- [Written problem] Your copy should be exact, beginning at the line containing "Write a LaTeX" and ending at the line containing "(0,0) rectangle (500,754);", with both lines kept and every picture dropped.

----------------

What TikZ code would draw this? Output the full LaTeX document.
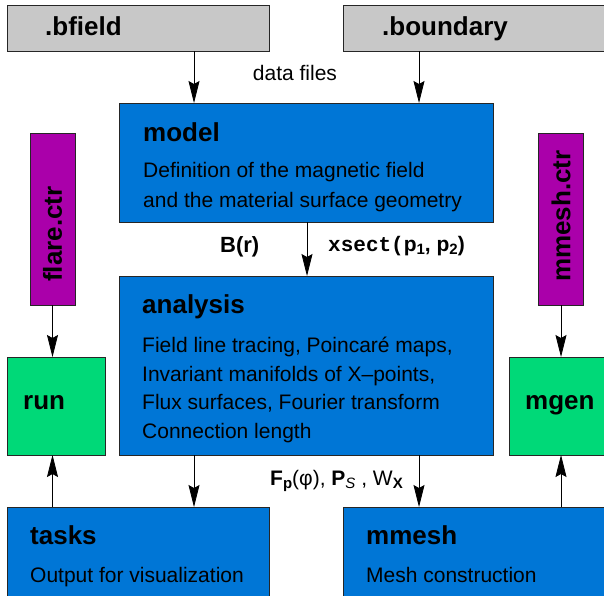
\documentclass[tikz,border=0pt]{standalone}
\usepackage{fontspec}
\setmainfont{Liberation Sans}
\newfontfamily\monob{Liberation Mono}
\usetikzlibrary{arrows.meta}
\definecolor{boxblue}{RGB}{0,118,214}
\definecolor{boxgray}{RGB}{200,200,200}
\definecolor{boxgreen}{RGB}{0,217,120}
\definecolor{boxpurple}{RGB}{170,0,170}
\newcommand{\sbs}[1]{\raisebox{-0.35ex}{\fontsize{15}{15}\selectfont #1}}
\begin{document}
\begin{tikzpicture}[x=1pt,y=-1pt,
  box/.style={draw=black!85, line width=0.8pt, inner sep=0pt, outer sep=0pt, anchor=north west},
  title/.style={anchor=base west, inner sep=0pt, font=\fontsize{26}{30}\selectfont\bfseries},
  body/.style={anchor=base west, inner sep=0pt, font=\fontsize{21}{25}\selectfont},
  lab/.style={anchor=base west, inner sep=0pt, font=\fontsize{21}{25}\selectfont\bfseries},
  arr/.style={-{Stealth[length=22pt,width=11pt,inset=3pt]}, line width=0.8pt}]
\useasboundingbox (0,0) rectangle (604,595);
\clip (0,0) rectangle (604,595);
% boxes
\node[box, fill=boxgray, minimum width=262pt, minimum height=46pt] (bfield) at (7,5) {};
\node[box, fill=boxgray, minimum width=270pt, minimum height=46pt] (boundary) at (343,5) {};
\node[box, fill=boxblue, minimum width=374pt, minimum height=119pt] (model) at (119,103) {};
\node[box, fill=boxblue, minimum width=374pt, minimum height=179pt] (analysis) at (119,276) {};
\node[box, fill=boxpurple, minimum width=45pt, minimum height=172pt] (flare) at (30,133) {};
\node[box, fill=boxpurple, minimum width=45pt, minimum height=172pt] (mmeshctr) at (538,133) {};
\node[box, fill=boxgreen, minimum width=98pt, minimum height=98pt] (run) at (7,357) {};
\node[box, fill=boxgreen, minimum width=100pt, minimum height=98pt] (mgen) at (509,357) {};
\node[box, fill=boxblue, minimum width=262pt, minimum height=100pt] (tasks) at (7,507) {};
\node[box, fill=boxblue, minimum width=270pt, minimum height=100pt] (mmesh) at (343,507) {};
% arrow columns
\coordinate (xa) at (194,0);
\coordinate (xb) at (419,0);
\coordinate (xc) at (307,0);
\coordinate (xl) at (52.5,0);
\coordinate (xr) at (561,0);
\draw[arr] (bfield.south -| xa) -- (model.north -| xa);
\draw[arr] (boundary.south -| xb) -- (model.north -| xb);
\draw[arr] (model.south -| xc) -- (analysis.north -| xc);
\draw[arr] (flare.south -| xl) -- (run.north -| xl);
\draw[arr] (mmeshctr.south -| xr) -- (mgen.north -| xr);
\draw[arr] (analysis.south -| xa) -- (tasks.north -| xa);
\draw[arr] (analysis.south -| xb) -- (mmesh.north -| xb);
\draw[arr] (tasks.north -| xl) -- (run.south -| xl);
\draw[arr] (mmesh.north -| xr) -- (mgen.south -| xr);
% texts
\node[title] (tbf) at (45,35) {.bfield};
\node[title] (tbd) at (382,35) {.boundary};
\node[body, anchor=base] (df) at (295,80) {data files};
\node[title] (tm) at (143,141) {model};
\node[body] (m1) at (143,177) {Definition of the magnetic field};
\node[body] (m2) at (143,207) {and the material surface geometry};
\node[lab, font=\fontsize{22}{26}\selectfont\bfseries] (br) at (220,252) {B(r)};
\node[lab] (xs) at (328,251) {{\monob\bfseries xsect(}p\sbs{1}, p\sbs{2})};
\node[title] (ta) at (142,313) {analysis};
\node[body] (a1) at (142,352) {Field line tracing, Poincaré maps,};
\node[body] (a2) at (142,381) {Invariant manifolds of X–points,};
\node[body] (a3) at (142,409) {Flux surfaces, Fourier transform};
\node[body] (a4) at (142,438) {Connection length};
\node[title, rotate=90, anchor=west] (tf) at (52.5,282) {flare.ctr};
\node[title, rotate=90, anchor=west] (tmc) at (561,282) {mmesh.ctr};
\node[title] (tr) at (23,409) {run};
\node[title] (tg) at (525,409) {mgen};
\node[title] (tt) at (30,544) {tasks};
\node[body] (to) at (30,582) {Output for visualization};
\node[title] (tmm) at (366,544) {mmesh};
\node[body] (tmo) at (366,582) {Mesh construction};
\node[lab] (fl) at (270,485) {F\sbs{p}\mdseries(φ), \bfseries P\sbs{\mdseries\itshape S}\mdseries\ , W\sbs{\bfseries X}};
\end{tikzpicture}
\end{document}
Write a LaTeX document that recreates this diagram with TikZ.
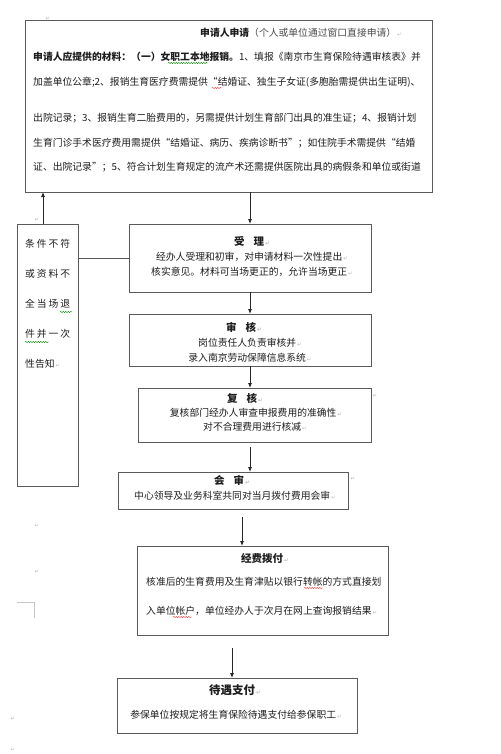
\documentclass[tikz,border=0pt]{standalone}
\usepackage{fontspec}
\setmainfont{Noto Sans CJK SC}
\newfontfamily\pmfont{DejaVu Sans}
\usetikzlibrary{arrows.meta,decorations.pathmorphing}
\XeTeXlinebreaklocale "zh"
\XeTeXlinebreakskip=0pt plus 2pt
\definecolor{boxgray}{HTML}{5A5A5A}
\definecolor{txtcol}{HTML}{1E1E1E}
\newcommand\jline[1]{\makebox[392pt][s]{#1}}
\newcommand\pmk{{\pmfont\color{gray!55}\fontsize{5.5}{6}\selectfont\,↵}}
\begin{document}
\begin{tikzpicture}[x=1pt,y=-1pt,
  box/.style={draw=boxgray, line width=1pt, inner sep=0pt, outer sep=0pt},
  txt/.style={inner sep=0pt, text=txtcol, font=\fontsize{9.8}{12}\selectfont},
  ttl/.style={inner sep=0pt, text=txtcol, font=\bfseries\fontsize{10.5}{12}\selectfont},
  pm/.style={inner sep=0pt, text=gray!55, font=\pmfont\fontsize{5.5}{6}\selectfont},
  arr/.style={draw=black!85, line width=0.8pt, -{Latex[length=5pt,width=4pt]}},
  plain/.style={draw=boxgray, line width=0.8pt},
  wavy/.style={line width=0.4pt, decorate, decoration={snake, amplitude=0.7pt, segment length=2.5pt}}]
\useasboundingbox[fill=white] (0,0) rectangle (500,754);

% boxes
\node[box, minimum width=407pt, minimum height=171pt] (top) at (228.5,106.5) {};
\node[box, minimum width=61pt, minimum height=262pt] (rej) at (47.5,355) {};
\node[box, minimum width=242pt, minimum height=68pt] (acc) at (250,258) {};
\node[box, minimum width=242pt, minimum height=52pt] (aud) at (250,340) {};
\node[box, minimum width=233pt, minimum height=54pt] (rev) at (254.5,415) {};
\node[box, minimum width=230pt, minimum height=37pt] (meet) at (233,490.5) {};
\node[box, minimum width=251pt, minimum height=89pt] (fund) at (262.5,590.5) {};
\node[box, minimum width=240pt, minimum height=55pt] (pay) at (237,705.5) {};

% top box text
\node[txt, anchor=west] (t0) at (200,33) {{\bfseries 申请人申请}{\color{black!70}（个人或单位通过窗口直接申请）}\pmk};
\node[txt, anchor=west] (t1) at (33,57) {\jline{{\bfseries 申请人应提供的材料：（一）女职工本地报销。}1、填报《南京市生育保险待遇审核表》并}};
\node[txt, anchor=west] (t2) at (33,82) {\jline{加盖单位公章;2、报销生育医疗费需提供“结婚证、独生子女证(多胞胎需提供出生证明)、}};
\node[txt, anchor=west] (t3) at (33,118) {\jline{出院记录；3、报销生育二胎费用的，另需提供计划生育部门出具的准生证；4、报销计划}};
\node[txt, anchor=west] (t4) at (33,143) {\jline{生育门诊手术医疗费用需提供“结婚证、病历、疾病诊断书”；如住院手术需提供“结婚}};
\node[txt, anchor=west] (t5) at (33,167) {\jline{证、出院记录”；5、符合计划生育规定的流产术还需提供医院出具的病假条和单位或街道}};

% left box text
\node[txt, anchor=west] (r1) at (25,244) {\addfontfeature{LetterSpace=20}条件不符};
\node[txt, anchor=west] (r2) at (25,274) {\addfontfeature{LetterSpace=20}或资料不};
\node[txt, anchor=west] (r3) at (25,304) {\addfontfeature{LetterSpace=20}全当场退};
\node[txt, anchor=west] (r4) at (25,334) {\addfontfeature{LetterSpace=20}件并一次};
\node[txt, anchor=west] (r5) at (25,364) {性告知\pmk};

% accept
\node[ttl] (a0) at (252,241) {受\hspace{9pt}理\pmk};
\node[txt] (a1) at (252,257) {经办人受理和初审，对申请材料一次性提出\pmk};
\node[txt] (a2) at (252,272) {核实意见。材料可当场更正的，允许当场更正\pmk};

% audit
\node[ttl] (b0) at (244,327) {审\hspace{9pt}核\pmk};
\node[txt] (b1) at (250,343) {岗位责任人负责审核并\pmk};
\node[txt] (b2) at (250,358) {录入南京劳动保障信息系统\pmk};

% review
\node[ttl] (c0t) at (245,398) {复\hspace{9pt}核\pmk};
\node[txt] (c1t) at (256,413) {复核部门经办人审查申报费用的准确性\pmk};
\node[txt] (c2t) at (255,427) {对不合理费用进行核减\pmk};

% meeting
\node[ttl] (d0) at (232,480) {会\hspace{9pt}审\pmk};
\node[txt] (d1) at (235,496) {中心领导及业务科室共同对当月拨付费用会审\pmk};

% funding
\node[ttl] (e0) at (265,558) {经费拨付\pmk};
\node[txt, anchor=west] (e1) at (146,582) {核准后的生育费用及生育津贴以银行转帐的方式直接划};
\node[txt, anchor=west] (e2) at (146,611) {入单位帐户，单位经办人于次月在网上查询报销结果\pmk};

% payment
\node[ttl, font=\bfseries\fontsize{11.5}{13}\selectfont] (f0) at (235,690) {待遇支付\pmk};
\node[txt] (f1) at (236,715) {参保单位按规定将生育保险待遇支付给参保职工\pmk};

% loose paragraph marks
\node[pm] (p1) at (48,19) {↵};
\node[pm] (p2) at (37,220) {↵};
\node[pm] (p3) at (375,396) {↵};
\node[pm] (p4) at (353,479) {↵};
\node[pm] (p5) at (37,526) {↵};
\node[pm] (p6) at (37,572) {↵};
\node[pm] (p7) at (13,719) {↵};
\node[pm] (p8) at (13,750) {↵};

% corner mark
\draw[gray!45, line width=0.8pt] (17,602) -- (34,602) -- (34,618);

% spell-check underlines
\draw[wavy, green!55!black] (168,63) -- (208,63);
\draw[wavy, red!75] (212,88) -- (222,88);
\draw[wavy, green!55!black] (60,312) -- (72,312);
\draw[wavy, green!55!black] (25,342) -- (49,342);
\draw[wavy, red!75] (304,588) -- (323,588);
\draw[wavy, red!75] (173,617) -- (192,617);

% connectors
\draw[arr] (top.south -| acc.north) -- (acc.north);
\draw[arr] (acc.south) -- (aud.north);
\draw[arr] (aud.south) -- (aud.south |- rev.north);
\coordinate (k0) at (250,447);
\draw[arr] (k0) -- (k0 |- meet.north);
\coordinate (k1) at (242,517);
\draw[arr] (k1) -- (k1 |- fund.north);
\coordinate (k2) at (232,648);
\draw[arr] (k2) -- (k2 |- pay.north);
\draw[plain] (rej.east |- acc.west) -- (acc.west);
\draw[arr] ([xshift=-4.5pt]rej.north) -- ([xshift=-4.5pt]rej.north |- top.south);
\end{tikzpicture}
\end{document}
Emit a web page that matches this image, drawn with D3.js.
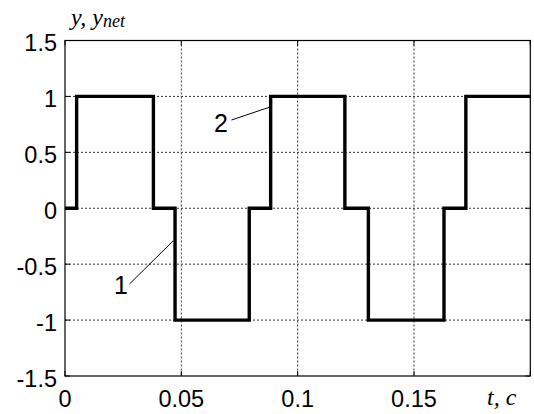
<!DOCTYPE html>
<html>
<head>
<meta charset="utf-8">
<script src="https://cdn.jsdelivr.net/npm/d3@7"></script>
<style>
  body { margin: 0; background: #fff; }
  svg { display: block; }
  .tick-label { font-family: "Liberation Sans", Arial, sans-serif; font-size: 23.5px; fill: #000; }
  .ax-label { font-family: "Liberation Serif", "Times New Roman", serif; font-style: italic; fill: #000; }
</style>
</head>
<body>
<div id="chart"></div>
<script>
// switching instants (s) and the level held after each one
const times = [0, 0.005, 0.038, 0.0473, 0.0792, 0.0884, 0.1203, 0.1304, 0.1629, 0.1723, 0.2];
const levels = [0, 1, 0, -1, 0, 1, 0, -1, 0, 1, 1];

const xTicks = [0, 0.05, 0.1, 0.15];
const xTickLabels = ["0", "0.05", "0.1", "0.15"];
const yTicks = [-1.5, -1, -0.5, 0, 0.5, 1, 1.5];
const yTickLabels = ["-1.5", "-1", "-0.5", "0", "0.5", "1", "1.5"];

const width = 534, height = 414;
const margin = {top: 40.5, right: 3.7, bottom: 38, left: 65};

const x = d3.scaleLinear().domain([0, 0.2]).range([margin.left, width - margin.right]);
const y = d3.scaleLinear().domain([-1.5, 1.5]).range([height - margin.bottom, margin.top]);

const svg = d3.select("#chart").append("svg")
    .attr("width", width)
    .attr("height", height);

// Grid
const grid = svg.append("g")
    .attr("stroke", "#333")
    .attr("stroke-width", 1)
    .attr("stroke-dasharray", "2,2");
grid.selectAll("line.v")
    .data(xTicks.filter(d => d > 0))
    .join("line")
    .attr("x1", d => x(d)).attr("x2", d => x(d))
    .attr("y1", y(1.5)).attr("y2", y(-1.5));
grid.selectAll("line.h")
    .data(yTicks.filter(d => d > -1.5 && d < 1.5))
    .join("line")
    .attr("x1", x(0)).attr("x2", x(0.2))
    .attr("y1", d => y(d)).attr("y2", d => y(d));

// Inner ticks on all four sides
const ticks = svg.append("g").attr("stroke", "#000").attr("stroke-width", 1);
xTicks.concat([0.2]).forEach(d => {
    ticks.append("line").attr("x1", x(d)).attr("x2", x(d)).attr("y1", y(-1.5)).attr("y2", y(-1.5) - 5);
    ticks.append("line").attr("x1", x(d)).attr("x2", x(d)).attr("y1", y(1.5)).attr("y2", y(1.5) + 5);
});
yTicks.forEach(d => {
    ticks.append("line").attr("x1", x(0)).attr("x2", x(0) + 5).attr("y1", y(d)).attr("y2", y(d));
    ticks.append("line").attr("x1", x(0.2)).attr("x2", x(0.2) - 5).attr("y1", y(d)).attr("y2", y(d));
});

// Frame
svg.append("rect")
    .attr("x", x(0)).attr("y", y(1.5))
    .attr("width", x(0.2) - x(0)).attr("height", y(-1.5) - y(1.5))
    .attr("fill", "none").attr("stroke", "#000").attr("stroke-width", 1.2);

// Tick labels
svg.selectAll("text.xt")
    .data(xTicks)
    .join("text")
    .attr("class", "tick-label")
    .attr("x", d => x(d))
    .attr("y", y(-1.5) + 31)
    .attr("text-anchor", "middle")
    .text((d, i) => xTickLabels[i]);

svg.selectAll("text.yt")
    .data(yTicks)
    .join("text")
    .attr("class", "tick-label")
    .attr("x", 57)
    .attr("y", d => y(d) + 10.5)
    .attr("text-anchor", "end")
    .text((d, i) => yTickLabels[i]);

// Signal
const line = d3.line()
    .x((d, i) => x(times[i]))
    .y(d => y(d))
    .curve(d3.curveStepAfter);

svg.append("path")
    .datum(levels)
    .attr("fill", "none")
    .attr("stroke", "#000")
    .attr("stroke-width", 3.4)
    .attr("stroke-linejoin", "miter")
    .attr("d", line);

// Curve callouts
svg.append("line")
    .attr("x1", 129.5).attr("y1", 284).attr("x2", 173.5).attr("y2", 240.5)
    .attr("stroke", "#000").attr("stroke-width", 1);
svg.append("text").attr("class", "tick-label").style("font-size", "25px")
    .attr("x", 121).attr("y", 293.5).attr("text-anchor", "middle").text("1");

svg.append("line")
    .attr("x1", 231.5).attr("y1", 120).attr("x2", 270).attr("y2", 107)
    .attr("stroke", "#000").attr("stroke-width", 1);
svg.append("text").attr("class", "tick-label").style("font-size", "25px")
    .attr("x", 221).attr("y", 131.5).attr("text-anchor", "middle").text("2");

// Axis titles
const yl = svg.append("text").attr("class", "ax-label")
    .attr("x", 71).attr("y", 25).style("font-size", "24px");
yl.append("tspan").text("y, y");
yl.append("tspan").attr("dy", 2).style("font-size", "18px").text("net");

svg.append("text").attr("class", "ax-label")
    .attr("x", 487).attr("y", 405).style("font-size", "24px")
    .text("t, c");
</script>
</body>
</html>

----------------

- [Worked solution]
Write a LaTeX document that recreates this diagram with TikZ.
\documentclass[tikz,border=0pt]{standalone}
\usepackage{fontspec}
\setmainfont{Noto Sans CJK SC}
\newfontfamily\pmfont{DejaVu Sans}
\usetikzlibrary{arrows.meta,decorations.pathmorphing}
\XeTeXlinebreaklocale "zh"
\XeTeXlinebreakskip=0pt plus 2pt
\definecolor{boxgray}{HTML}{5A5A5A}
\definecolor{txtcol}{HTML}{1E1E1E}
\newcommand\jline[1]{\makebox[392pt][s]{#1}}
\newcommand\pmk{{\pmfont\color{gray!55}\fontsize{5.5}{6}\selectfont\,↵}}
\begin{document}
\begin{tikzpicture}[x=1pt,y=-1pt,
  box/.style={draw=boxgray, line width=1pt, inner sep=0pt, outer sep=0pt},
  txt/.style={inner sep=0pt, text=txtcol, font=\fontsize{9.8}{12}\selectfont},
  ttl/.style={inner sep=0pt, text=txtcol, font=\bfseries\fontsize{10.5}{12}\selectfont},
  pm/.style={inner sep=0pt, text=gray!55, font=\pmfont\fontsize{5.5}{6}\selectfont},
  arr/.style={draw=black!85, line width=0.8pt, -{Latex[length=5pt,width=4pt]}},
  plain/.style={draw=boxgray, line width=0.8pt},
  wavy/.style={line width=0.4pt, decorate, decoration={snake, amplitude=0.7pt, segment length=2.5pt}}]
\useasboundingbox[fill=white] (0,0) rectangle (500,754);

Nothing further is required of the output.